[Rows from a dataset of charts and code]
Start

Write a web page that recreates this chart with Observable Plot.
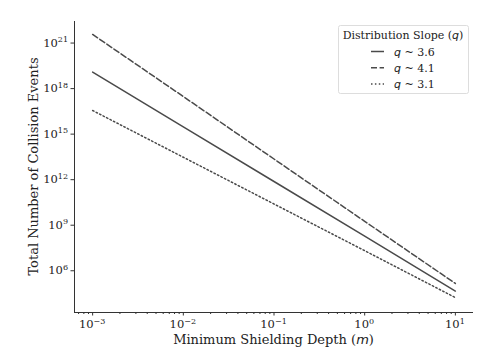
<!DOCTYPE html>
<html>
<head>
<meta charset="utf-8">
<script src="https://cdn.jsdelivr.net/npm/d3@7"></script>
<script src="https://cdn.jsdelivr.net/npm/@observablehq/plot@0.6"></script>
<style>
  html, body { margin: 0; padding: 0; background: #fff; }
  #chart { width: 488px; height: 354px; }
</style>
</head>
<body>
<div id="chart"></div>
<script>
// ---- data ----
const depth = [1e-3, 1e-2, 1e-1, 1, 10];
const eventsQ36 = [1.23e19, 3.0e15, 7.6e11, 1.9e8, 4.6e4];
const eventsQ41 = [3.7e21, 3.0e17, 2.3e13, 1.8e9, 1.45e5];
const eventsQ31 = [3.6e16, 3.0e13, 2.5e10, 2.1e7, 1.7e4];
const seriesSlopes = ["3.6", "4.1", "3.1"];
const seriesDash = [null, "6,2.6", "1.5,2.4"];

const xTicks = [1e-3, 1e-2, 1e-1, 1, 10];
const xTickExps = ["\u22123", "\u22122", "\u22121", "0", "1"];
const yTicks = [1e6, 1e9, 1e12, 1e15, 1e18, 1e21];
const yTickExps = ["6", "9", "12", "15", "18", "21"];
const xMinor = [];
for (const base of [1e-4, 1e-3, 1e-2, 1e-1, 1, 10]) for (const m of [2,3,4,5,6,7,8,9]) xMinor.push(base * m);

const xDomain = [Math.pow(10, -3.2), Math.pow(10, 1.2)];
const yDomain = [Math.pow(10, 3.25), Math.pow(10, 22.42)];

const seriesValues = [eventsQ36, eventsQ41, eventsQ31];
const rows = seriesValues.map(vals => depth.map((x, i) => ({x, y: vals[i]})));

const ink = "#4a4a4a";
const W = 488, H = 354;
const mL = 74, mR = 15, mT = 21, mB = 42;

const plot = Plot.plot({
  width: W, height: H,
  marginLeft: mL, marginRight: mR, marginTop: mT, marginBottom: mB,
  style: { fontFamily: "DejaVu Serif", fontSize: "11px", color: "#222", background: "#fff", overflow: "visible" },
  x: { type: "log", domain: xDomain, label: null },
  y: { type: "log", domain: yDomain, label: null },
  marks: [
    Plot.ruleX([xDomain[0]], { stroke: "#333", strokeWidth: 1 }),
    Plot.ruleY([yDomain[0]], { stroke: "#333", strokeWidth: 1 }),
    Plot.axisX(xMinor.filter(v => v >= xDomain[0] && v <= xDomain[1]), { tickSize: 2, text: null, label: null, stroke: "#333" }),
    Plot.axisX(xTicks, { tickSize: 3.5, text: null, label: null, stroke: "#333" }),
    Plot.axisY(yTicks, { tickSize: 3.5, text: null, label: null, stroke: "#333" }),
    ...rows.map((r, i) => Plot.line(r, { x: "x", y: "y", stroke: ink, strokeWidth: 1.5, strokeDasharray: seriesDash[i] }))
  ]
});

document.getElementById("chart").appendChild(plot);

const svg = d3.select(plot);
const sx = plot.scale("x"), sy = plot.scale("y");
const font = "DejaVu Serif";

// tick labels with superscripts
xTicks.forEach((v, i) => {
  const t = svg.append("text").attr("x", sx.apply(v)).attr("y", H - mB + 16)
    .attr("text-anchor", "middle").style("font-family", font).style("font-size", "11.5px").attr("fill", "#222");
  t.append("tspan").text("10");
  t.append("tspan").attr("dy", -4.5).style("font-size", "8px").text(xTickExps[i]);
});
yTicks.forEach((v, i) => {
  const t = svg.append("text").attr("x", mL - 6).attr("y", sy.apply(v) + 4)
    .attr("text-anchor", "end").style("font-family", font).style("font-size", "11.5px").attr("fill", "#222");
  t.append("tspan").text("10");
  t.append("tspan").attr("dy", -4.5).style("font-size", "8px").text(yTickExps[i]);
});

// axis titles
const xt = svg.append("text")
  .attr("x", (mL + W - mR) / 2).attr("y", 344)
  .attr("text-anchor", "middle")
  .style("font-family", font).style("font-size", "13px").attr("fill", "#222");
xt.append("tspan").text("Minimum Shielding Depth (");
xt.append("tspan").style("font-family", "DejaVu Sans").style("font-style", "italic").text("m");
xt.append("tspan").text(")");

svg.append("text")
  .attr("transform", `translate(38,${(mT + H - mB) / 2}) rotate(-90)`)
  .attr("text-anchor", "middle")
  .style("font-family", font).style("font-size", "13px").attr("fill", "#222")
  .text("Total Number of Collision Events");

// legend
const lg = svg.append("g").attr("transform", "translate(338,25)");
lg.append("rect").attr("x", 0.5).attr("y", 0.5).attr("width", 130).attr("height", 68)
  .attr("rx", 2).attr("fill", "#fff").attr("fill-opacity", 0.8).attr("stroke", "#ddd");
const lt = lg.append("text").attr("x", 65).attr("y", 14).attr("text-anchor", "middle")
  .style("font-family", font).style("font-size", "11px").attr("fill", "#222");
lt.append("tspan").text("Distribution Slope (");
lt.append("tspan").style("font-family", "DejaVu Sans").style("font-style", "italic").text("q");
lt.append("tspan").text(")");
seriesSlopes.forEach((s, i) => {
  const cy = 26.5 + i * 16.3;
  lg.append("line").attr("x1", 33).attr("x2", 46).attr("y1", cy).attr("y2", cy)
    .attr("stroke", ink).attr("stroke-width", 1.5).attr("stroke-dasharray", seriesDash[i]);
  const t = lg.append("text").attr("x", 56).attr("y", cy + 4).attr("text-anchor", "start")
    .style("font-family", font).style("font-size", "11px").attr("fill", "#222");
  t.append("tspan").style("font-family", "DejaVu Sans").style("font-style", "italic").text("q");
  t.append("tspan").text(" ~ " + s);
});
</script>
</body>
</html>
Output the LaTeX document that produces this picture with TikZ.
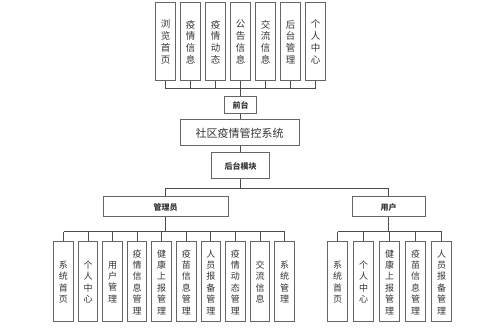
\documentclass[tikz,border=0pt]{standalone}
\usepackage{fontspec}
\setmainfont{Noto Sans CJK SC}
\usepackage{tikz}
\usetikzlibrary{positioning,calc}

\begin{document}
\begin{tikzpicture}[
  x=1pt, y=-1pt,
  every node/.style={font=\small, text=black!80},
  colbox/.style={draw=black!60, line width=1pt, minimum width=19.5pt,
                 minimum height=78pt, inner sep=0pt, align=center,
                 font=\fontsize{9.5}{11.8}\selectfont},
  subbox/.style={colbox, minimum height=80pt, font=\fontsize{9}{11.4}\selectfont},
  headbox/.style={draw=black!60, line width=1pt, minimum height=20pt, inner sep=0pt,
                  font=\fontsize{8}{9}\selectfont\bfseries},
  link/.style={draw=black!70, line width=1pt},
]
  \useasboundingbox (0,0) rectangle (499,331);
  % Front pages
  \node[colbox] (f1) at (165.5,42) {浏\\览\\首\\页};
  \node[colbox] (f2) at (190.5,42) {疫\\情\\信\\息};
  \node[colbox] (f3) at (215.5,42) {疫\\情\\动\\态};
  \node[colbox] (f4) at (240.5,42) {公\\告\\信\\息};
  \node[colbox] (f5) at (265.5,42) {交\\流\\信\\息};
  \node[colbox] (f6) at (290.5,42) {后\\台\\管\\理};
  \node[colbox] (f7) at (315.5,42) {个\\人\\中\\心};
  \coordinate (fbus) at (240.5,89);

  % Middle
  \node[headbox, minimum width=32pt, minimum height=17pt] (qt) at (240.5,105.5) {前台};
  \node[headbox, minimum width=119pt, minimum height=26pt,
        font=\fontsize{11}{12}\selectfont] (sys) at (239.5,133) {社区疫情管控系统};
  \node[headbox, minimum width=58pt, minimum height=26pt] (ht) at (240.5,166) {后台模块};
  \coordinate (hbus) at (240.5,189);

  % Roles
  \node[headbox, minimum width=125pt] (adm) at (165.5,207) {管理员};
  \node[headbox, minimum width=73pt] (usr) at (388.5,207) {用户};
  \coordinate (abus) at (165.5,232);
  \coordinate (ubus) at (388.5,232);

  % Admin modules
  \node[subbox] (a1) at (63.5,282) {系\\统\\首\\页};
  \node[subbox] (a2) at (88.1,282) {个\\人\\中\\心};
  \node[subbox] (a3) at (112.6,282) {用\\户\\管\\理};
  \node[subbox] (a4) at (137.2,282) {疫\\情\\信\\息\\管\\理};
  \node[subbox] (a5) at (161.7,282) {健\\康\\上\\报\\管\\理};
  \node[subbox] (a6) at (186.3,282) {疫\\苗\\信\\息\\管\\理};
  \node[subbox] (a7) at (210.9,282) {人\\员\\报\\备\\管\\理};
  \node[subbox] (a8) at (235.4,282) {疫\\情\\动\\态\\管\\理};
  \node[subbox] (a9) at (260.0,282) {交\\流\\信\\息};
  \node[subbox] (a10) at (284.5,282) {系\\统\\管\\理};

  % User modules
  \node[subbox] (u1) at (337.5,282) {系\\统\\首\\页};
  \node[subbox] (u2) at (363.5,282) {个\\人\\中\\心};
  \node[subbox] (u3) at (389.5,282) {健\\康\\上\\报\\管\\理};
  \node[subbox] (u4) at (415.5,282) {疫\\苗\\信\\息\\管\\理};
  \node[subbox] (u5) at (441.5,282) {人\\员\\报\\备\\管\\理};

  % Connectors
  \foreach \n in {f1,f2,f3,f4,f5,f6,f7}
    \draw[link] (\n.south) -- (\n.south |- fbus);
  \draw[link] (f1.south |- fbus) -- (f7.south |- fbus);
  \draw[link] (fbus) -- (qt.north);
  \draw[link] (qt.south) -- (qt.south |- sys.north);
  \draw[link] (ht.north |- sys.south) -- (ht.north);
  \draw[link] (ht.south) -- (hbus);
  \draw[link] (adm.north) -- (adm.north |- hbus) -- (usr.north |- hbus) -- (usr.north);
  \draw[link] (adm.south) -- (abus);
  \draw[link] (usr.south) -- (ubus);
  \foreach \n in {a1,a2,a3,a4,a5,a6,a7,a8,a9,a10}
    \draw[link] (\n.north) -- (\n.north |- abus);
  \draw[link] (a1.north |- abus) -- (a10.north |- abus);
  \foreach \n in {u1,u2,u3,u4,u5}
    \draw[link] (\n.north) -- (\n.north |- ubus);
  \draw[link] (u1.north |- ubus) -- (u5.north |- ubus);
\end{tikzpicture}
\end{document}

End

WHAT IS ASKED
Leave the pictures out and print, exactly as written, every line from the one holding "Output the LaTeX" down to the one holding "(ubus) at (388.5,232);", both of those included.

EXPECTED ANSWER
Output the LaTeX document that produces this picture with TikZ.
\documentclass[tikz,border=0pt]{standalone}
\usepackage{fontspec}
\setmainfont{Noto Sans CJK SC}
\usepackage{tikz}
\usetikzlibrary{positioning,calc}

\begin{document}
\begin{tikzpicture}[
  x=1pt, y=-1pt,
  every node/.style={font=\small, text=black!80},
  colbox/.style={draw=black!60, line width=1pt, minimum width=19.5pt,
                 minimum height=78pt, inner sep=0pt, align=center,
                 font=\fontsize{9.5}{11.8}\selectfont},
  subbox/.style={colbox, minimum height=80pt, font=\fontsize{9}{11.4}\selectfont},
  headbox/.style={draw=black!60, line width=1pt, minimum height=20pt, inner sep=0pt,
                  font=\fontsize{8}{9}\selectfont\bfseries},
  link/.style={draw=black!70, line width=1pt},
]
  \useasboundingbox (0,0) rectangle (499,331);
  % Front pages
  \node[colbox] (f1) at (165.5,42) {浏\\览\\首\\页};
  \node[colbox] (f2) at (190.5,42) {疫\\情\\信\\息};
  \node[colbox] (f3) at (215.5,42) {疫\\情\\动\\态};
  \node[colbox] (f4) at (240.5,42) {公\\告\\信\\息};
  \node[colbox] (f5) at (265.5,42) {交\\流\\信\\息};
  \node[colbox] (f6) at (290.5,42) {后\\台\\管\\理};
  \node[colbox] (f7) at (315.5,42) {个\\人\\中\\心};
  \coordinate (fbus) at (240.5,89);

  % Middle
  \node[headbox, minimum width=32pt, minimum height=17pt] (qt) at (240.5,105.5) {前台};
  \node[headbox, minimum width=119pt, minimum height=26pt,
        font=\fontsize{11}{12}\selectfont] (sys) at (239.5,133) {社区疫情管控系统};
  \node[headbox, minimum width=58pt, minimum height=26pt] (ht) at (240.5,166) {后台模块};
  \coordinate (hbus) at (240.5,189);

  % Roles
  \node[headbox, minimum width=125pt] (adm) at (165.5,207) {管理员};
  \node[headbox, minimum width=73pt] (usr) at (388.5,207) {用户};
  \coordinate (abus) at (165.5,232);
  \coordinate (ubus) at (388.5,232);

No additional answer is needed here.